## start
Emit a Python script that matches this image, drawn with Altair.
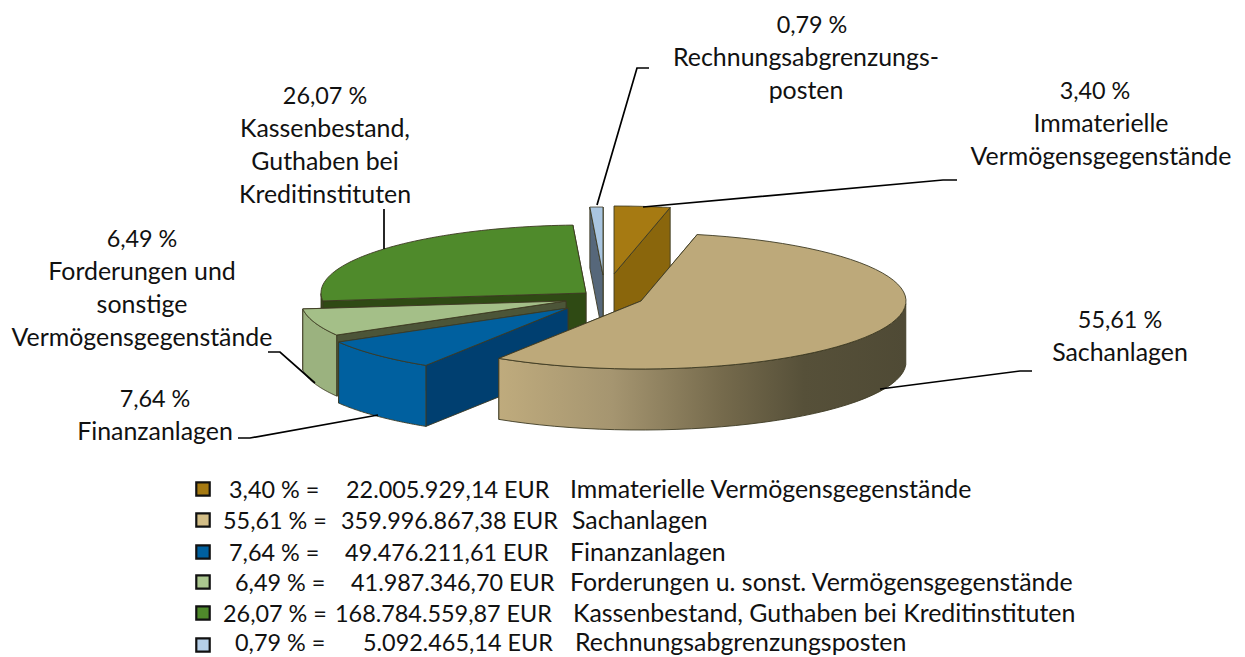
import math
import altair as alt
import pandas as pd

# ---- data ----
names = ["Immaterielle Vermögensgegenstände", "Sachanlagen", "Finanzanlagen",
         "Forderungen u. sonst. Vermögensgegenstände",
         "Kassenbestand, Guthaben bei Kreditinstituten", "Rechnungsabgrenzungsposten"]
shares = [3.40, 55.61, 7.64, 6.49, 26.07, 0.79]
percent_text = ["3,40 % =", "55,61 % =", "7,64 % =", "6,49 % =", "26,07 % =", "0,79 % ="]
amount_text = ["22.005.929,14 EUR", "359.996.867,38 EUR", "49.476.211,61 EUR",
               "41.987.346,70 EUR", "168.784.559,87 EUR", "5.092.465,14 EUR"]
label_lines = [
    ["3,40 %", "Immaterielle", "Vermögensgegenstände"],
    ["55,61 %", "Sachanlagen"],
    ["7,64 %", "Finanzanlagen"],
    ["6,49 %", "Forderungen und", "sonstige", "Vermögensgegenstände"],
    ["26,07 %", "Kassenbestand,", "Guthaben bei", "Kreditinstituten"],
    ["0,79 %", "Rechnungsabgrenzungs-", "posten"],
]

# ---- layout (canvas pixels of the reference) ----
FONT = "Lato"
FS = 24.9      # letters
FS_NUM = 23.4  # Lato's figures run wider than the original's
RX, RY, DEPTH = 265, 68, 61
apex = [(614, 274), (641, 301), (568, 308), (566, 301), (586, 293), (603, 275)]
top_col = ["#a67a12", "#bda97a", "#00609f", "#a4bf88", "#4f8a2b", "#a9c5e0"]
rim_col = ["#8a660c", None, "#00609f", "#9bb27f", "#2f4a14", "#a9c5e0"]
in_col = ["#8a660c", "#8f8260", "#003f70", "#4c5538", "#2f4a14", "#56677a"]
legend_col = ["#a67a12", "#d2bd86", "#00609f", "#abc78f", "#4f8a2b", "#b5cfe8"]
pct_cx = [1095, 1120, 155, 142, 325, 812]
name_cx = [1101, 1120, 155, 142, 325, 806]
label_y = [92, 321, 400, 240, 97, 26]
LINE_H = 33
leaders = [
    [(643, 207), (943, 180), (957, 180)],
    [(880, 389), (1020, 371), (1032, 371)],
    [(378, 415), (250, 438), (238, 438)],
    [(315, 383), (280, 352), (268, 352)],
    [(384, 209), (384, 249)],
    [(597, 205), (637, 68), (649, 68)],
]
legend_y = [489, 520, 552, 582, 613, 645]
legend_text_y = [491, 522, 554, 584, 615, 644]
legend_px = [229, 223, 229, 235, 223, 235]
legend_ax = [346, 341, 345, 351, 335, 363]
legend_nx = [570, 572, 570, 570, 573, 575]

X = alt.X("x:Q", scale=alt.Scale(domain=[8, 1237], range=[0, 1229]), axis=None)
Y = alt.Y("y:Q", scale=alt.Scale(domain=[8, 657], range=[0, 649]), axis=None)
SIZE = alt.Size("s:Q", scale=None, legend=None)


def pt(i, t, dy=0):
    ax, ay = apex[i]
    r = math.radians(t)
    return (ax + RX * math.sin(r), ay - RY * math.cos(r) + dy)


def poly(points, fill, stroke="#3d3a22", sw=0.9):
    df = pd.DataFrame({"x": [p[0] for p in points], "y": [p[1] for p in points],
                       "o": range(len(points))})
    return alt.Chart(df).mark_line(fill=fill, stroke=stroke, strokeWidth=sw,
                                   interpolate="linear-closed").encode(
        x=X, y=Y, order="o:Q")


# angles follow the shares
starts, acc = [], 0.0
for s in shares:
    starts.append(acc)
    acc += s / sum(shares) * 360
ends = starts[1:] + [360.0]

layers = []
for i in [5, 0, 4, 3, 2, 1]:
    a, b = starts[i], ends[i]
    ts = [a + (b - a) * k / 60 for k in range(61)]
    # inner radial walls: the far one first, the near one over it
    layers.append(poly([pt(i, b), (apex[i]), (apex[i][0], apex[i][1] + DEPTH), pt(i, b, DEPTH)], in_col[i]))
    if i != 0:
        layers.append(poly([pt(i, a), (apex[i]), (apex[i][0], apex[i][1] + DEPTH), pt(i, a, DEPTH)], in_col[i]))
    # outer rim (only the part facing the viewer)
    vis = [t for t in ts if 90 <= t <= 270]
    if vis and i != 0 and i != 5:
        pts = [pt(i, t) for t in vis] + [pt(i, t, DEPTH) for t in reversed(vis)]
        fill = rim_col[i]
        if fill is None:
            fill = alt.Gradient(gradient="linear", x1=0, x2=1, y1=0, y2=0, stops=[
                alt.GradientStop(offset=0, color="#bfab7d"),
                alt.GradientStop(offset=0.28, color="#a59570"),
                alt.GradientStop(offset=0.55, color="#756a4c"),
                alt.GradientStop(offset=0.75, color="#565039"),
                alt.GradientStop(offset=1, color="#4f4a35"),
            ])
        layers.append(poly(pts, fill))
    # top
    layers.append(poly([apex[i]] + [pt(i, t) for t in ts], top_col[i]))

# leader lines
lead_rows = []
for j, pts in enumerate(leaders):
    for k, p in enumerate(pts):
        lead_rows.append({"x": p[0], "y": p[1], "g": j, "o": k})
layers.append(alt.Chart(pd.DataFrame(lead_rows)).mark_line(color="#000000", strokeWidth=1.7).encode(
    x=X, y=Y, detail="g:N", order="o:Q"))

# data labels
lab_rows = []
for i, lines in enumerate(label_lines):
    for k, t in enumerate(lines):
        lab_rows.append({"x": pct_cx[i] if k == 0 else name_cx[i],
                         "y": label_y[i] + k * LINE_H, "t": t,
                         "s": FS_NUM if k == 0 else FS})
layers.append(alt.Chart(pd.DataFrame(lab_rows)).mark_text(
    font=FONT, align="center", baseline="middle", color="#111111").encode(
    x=X, y=Y, text="t:N", size=SIZE))

# legend block
leg_rows = []
for i in range(6):
    yy = legend_text_y[i]
    leg_rows += [{"x": legend_px[i], "y": yy, "t": percent_text[i], "s": FS_NUM},
                 {"x": legend_ax[i], "y": yy, "t": amount_text[i], "s": FS_NUM},
                 {"x": legend_nx[i], "y": yy, "t": names[i], "s": FS}]
layers.append(alt.Chart(pd.DataFrame(leg_rows)).mark_text(
    font=FONT, align="left", baseline="middle", color="#111111").encode(
    x=X, y=Y, text="t:N", size=SIZE))
sq = pd.DataFrame({"x": [203] * 6, "y": legend_y, "c": legend_col})
layers.append(alt.Chart(sq).mark_square(size=180, filled=True, opacity=1, stroke="#111111", strokeWidth=2.2).encode(
    x=X, y=Y, fill=alt.Fill("c:N", scale=None)))

chart = alt.layer(*layers).properties(
    width=1229, height=649, padding=0,
    autosize=alt.AutoSizeParams(type="none"),
).configure_view(stroke=None)

chart.save("out.html", embed_options={"renderer": "svg", "actions": False})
## end
* **Aim**
Retype each line of the listing above word for word. Exclude the pictures.

* **Written response**
Emit a Python script that matches this image, drawn with Altair.
import math
import altair as alt
import pandas as pd

# ---- data ----
names = ["Immaterielle Vermögensgegenstände", "Sachanlagen", "Finanzanlagen",
         "Forderungen u. sonst. Vermögensgegenstände",
         "Kassenbestand, Guthaben bei Kreditinstituten", "Rechnungsabgrenzungsposten"]
shares = [3.40, 55.61, 7.64, 6.49, 26.07, 0.79]
percent_text = ["3,40 % =", "55,61 % =", "7,64 % =", "6,49 % =", "26,07 % =", "0,79 % ="]
amount_text = ["22.005.929,14 EUR", "359.996.867,38 EUR", "49.476.211,61 EUR",
               "41.987.346,70 EUR", "168.784.559,87 EUR", "5.092.465,14 EUR"]
label_lines = [
    ["3,40 %", "Immaterielle", "Vermögensgegenstände"],
    ["55,61 %", "Sachanlagen"],
    ["7,64 %", "Finanzanlagen"],
    ["6,49 %", "Forderungen und", "sonstige", "Vermögensgegenstände"],
    ["26,07 %", "Kassenbestand,", "Guthaben bei", "Kreditinstituten"],
    ["0,79 %", "Rechnungsabgrenzungs-", "posten"],
]

# ---- layout (canvas pixels of the reference) ----
FONT = "Lato"
FS = 24.9      # letters
FS_NUM = 23.4  # Lato's figures run wider than the original's
RX, RY, DEPTH = 265, 68, 61
apex = [(614, 274), (641, 301), (568, 308), (566, 301), (586, 293), (603, 275)]
top_col = ["#a67a12", "#bda97a", "#00609f", "#a4bf88", "#4f8a2b", "#a9c5e0"]
rim_col = ["#8a660c", None, "#00609f", "#9bb27f", "#2f4a14", "#a9c5e0"]
in_col = ["#8a660c", "#8f8260", "#003f70", "#4c5538", "#2f4a14", "#56677a"]
legend_col = ["#a67a12", "#d2bd86", "#00609f", "#abc78f", "#4f8a2b", "#b5cfe8"]
pct_cx = [1095, 1120, 155, 142, 325, 812]
name_cx = [1101, 1120, 155, 142, 325, 806]
label_y = [92, 321, 400, 240, 97, 26]
LINE_H = 33
leaders = [
    [(643, 207), (943, 180), (957, 180)],
    [(880, 389), (1020, 371), (1032, 371)],
    [(378, 415), (250, 438), (238, 438)],
    [(315, 383), (280, 352), (268, 352)],
    [(384, 209), (384, 249)],
    [(597, 205), (637, 68), (649, 68)],
]
legend_y = [489, 520, 552, 582, 613, 645]
legend_text_y = [491, 522, 554, 584, 615, 644]
legend_px = [229, 223, 229, 235, 223, 235]
legend_ax = [346, 341, 345, 351, 335, 363]
legend_nx = [570, 572, 570, 570, 573, 575]

X = alt.X("x:Q", scale=alt.Scale(domain=[8, 1237], range=[0, 1229]), axis=None)
Y = alt.Y("y:Q", scale=alt.Scale(domain=[8, 657], range=[0, 649]), axis=None)
SIZE = alt.Size("s:Q", scale=None, legend=None)


def pt(i, t, dy=0):
    ax, ay = apex[i]
    r = math.radians(t)
    return (ax + RX * math.sin(r), ay - RY * math.cos(r) + dy)


def poly(points, fill, stroke="#3d3a22", sw=0.9):
    df = pd.DataFrame({"x": [p[0] for p in points], "y": [p[1] for p in points],
                       "o": range(len(points))})
    return alt.Chart(df).mark_line(fill=fill, stroke=stroke, strokeWidth=sw,
                                   interpolate="linear-closed").encode(
        x=X, y=Y, order="o:Q")


# angles follow the shares
starts, acc = [], 0.0
for s in shares:
    starts.append(acc)
    acc += s / sum(shares) * 360
ends = starts[1:] + [360.0]

layers = []
for i in [5, 0, 4, 3, 2, 1]:
    a, b = starts[i], ends[i]
    ts = [a + (b - a) * k / 60 for k in range(61)]
    # inner radial walls: the far one first, the near one over it
    layers.append(poly([pt(i, b), (apex[i]), (apex[i][0], apex[i][1] + DEPTH), pt(i, b, DEPTH)], in_col[i]))
    if i != 0:
        layers.append(poly([pt(i, a), (apex[i]), (apex[i][0], apex[i][1] + DEPTH), pt(i, a, DEPTH)], in_col[i]))
    # outer rim (only the part facing the viewer)
    vis = [t for t in ts if 90 <= t <= 270]
    if vis and i != 0 and i != 5:
        pts = [pt(i, t) for t in vis] + [pt(i, t, DEPTH) for t in reversed(vis)]
        fill = rim_col[i]
        if fill is None:
            fill = alt.Gradient(gradient="linear", x1=0, x2=1, y1=0, y2=0, stops=[
                alt.GradientStop(offset=0, color="#bfab7d"),
                alt.GradientStop(offset=0.28, color="#a59570"),
                alt.GradientStop(offset=0.55, color="#756a4c"),
                alt.GradientStop(offset=0.75, color="#565039"),
                alt.GradientStop(offset=1, color="#4f4a35"),
            ])
        layers.append(poly(pts, fill))
    # top
    layers.append(poly([apex[i]] + [pt(i, t) for t in ts], top_col[i]))

# leader lines
lead_rows = []
for j, pts in enumerate(leaders):
    for k, p in enumerate(pts):
        lead_rows.append({"x": p[0], "y": p[1], "g": j, "o": k})
layers.append(alt.Chart(pd.DataFrame(lead_rows)).mark_line(color="#000000", strokeWidth=1.7).encode(
    x=X, y=Y, detail="g:N", order="o:Q"))

# data labels
lab_rows = []
for i, lines in enumerate(label_lines):
    for k, t in enumerate(lines):
        lab_rows.append({"x": pct_cx[i] if k == 0 else name_cx[i],
                         "y": label_y[i] + k * LINE_H, "t": t,
                         "s": FS_NUM if k == 0 else FS})
layers.append(alt.Chart(pd.DataFrame(lab_rows)).mark_text(
    font=FONT, align="center", baseline="middle", color="#111111").encode(
    x=X, y=Y, text="t:N", size=SIZE))

# legend block
leg_rows = []
for i in range(6):
    yy = legend_text_y[i]
    leg_rows += [{"x": legend_px[i], "y": yy, "t": percent_text[i], "s": FS_NUM},
                 {"x": legend_ax[i], "y": yy, "t": amount_text[i], "s": FS_NUM},
                 {"x": legend_nx[i], "y": yy, "t": names[i], "s": FS}]
layers.append(alt.Chart(pd.DataFrame(leg_rows)).mark_text(
    font=FONT, align="left", baseline="middle", color="#111111").encode(
    x=X, y=Y, text="t:N", size=SIZE))
sq = pd.DataFrame({"x": [203] * 6, "y": legend_y, "c": legend_col})
layers.append(alt.Chart(sq).mark_square(size=180, filled=True, opacity=1, stroke="#111111", strokeWidth=2.2).encode(
    x=X, y=Y, fill=alt.Fill("c:N", scale=None)))

chart = alt.layer(*layers).properties(
    width=1229, height=649, padding=0,
    autosize=alt.AutoSizeParams(type="none"),
).configure_view(stroke=None)

chart.save("out.html", embed_options={"renderer": "svg", "actions": False})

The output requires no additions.